スピードとボールタッチ、その両方をコントロールして、試合で決定的なプレーをするために生み出されたのが『レビュラ』です。

クラフトマンシップ×テクノロジーの最新モデルである『レビュラ 2』には、繊細なボールタッチを可能にするCTフレームという機能をアッパー部分に施し、スピード感を生み出すD-FLEX GROOVE・スタビライザースタッドを搭載したソールを採用しています。『ウエーブカップ』から受け継がれる開発精神が『レビュラ 2』に詰め込まれています。

――『レビュラ』着用選手では吉田麻也選手ら日本人に加え、タイ代表のチャナティップ・ソングラシン選手の活躍も光ります。

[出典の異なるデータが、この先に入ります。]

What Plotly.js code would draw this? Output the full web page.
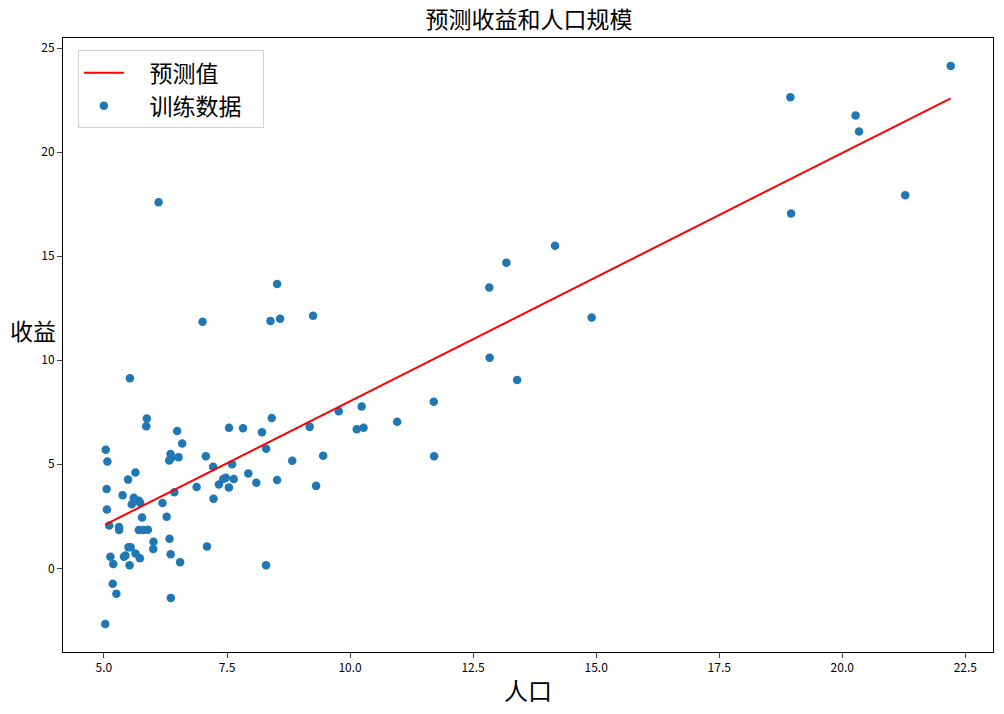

タイなど東南アジアでのプロモーションやスパイクへの反応はどうですか?

タイ・東南アジアでのミズノスパイクの反応はとても良いです。特にタイではチャナティップ選手との契約を最大限に生かすことで、大きく売上成長を実現することができています。これからも東南アジア攻略を進めていきます。

――最後に、『モレリア』『モレリア ネオ』を含めたミズノのスパイクが今後どうなっていくのか。ここを楽しみにしてほしい!という点を教えてください。

詳しいことはお答えできませんが、皆さんがワクワクする、最高のものを作っていきます。ご期待ください。

名作『ウエーブカップ』の流れをくむレジェンドブルーカラーが配された、『モレリア 2』、『モレリア ネオ 2』、そして『レビュラ 2』。

ピッチでも目を引くこと間違いなしの新作「レジェンドブルーパック」は、11月23日から発売される。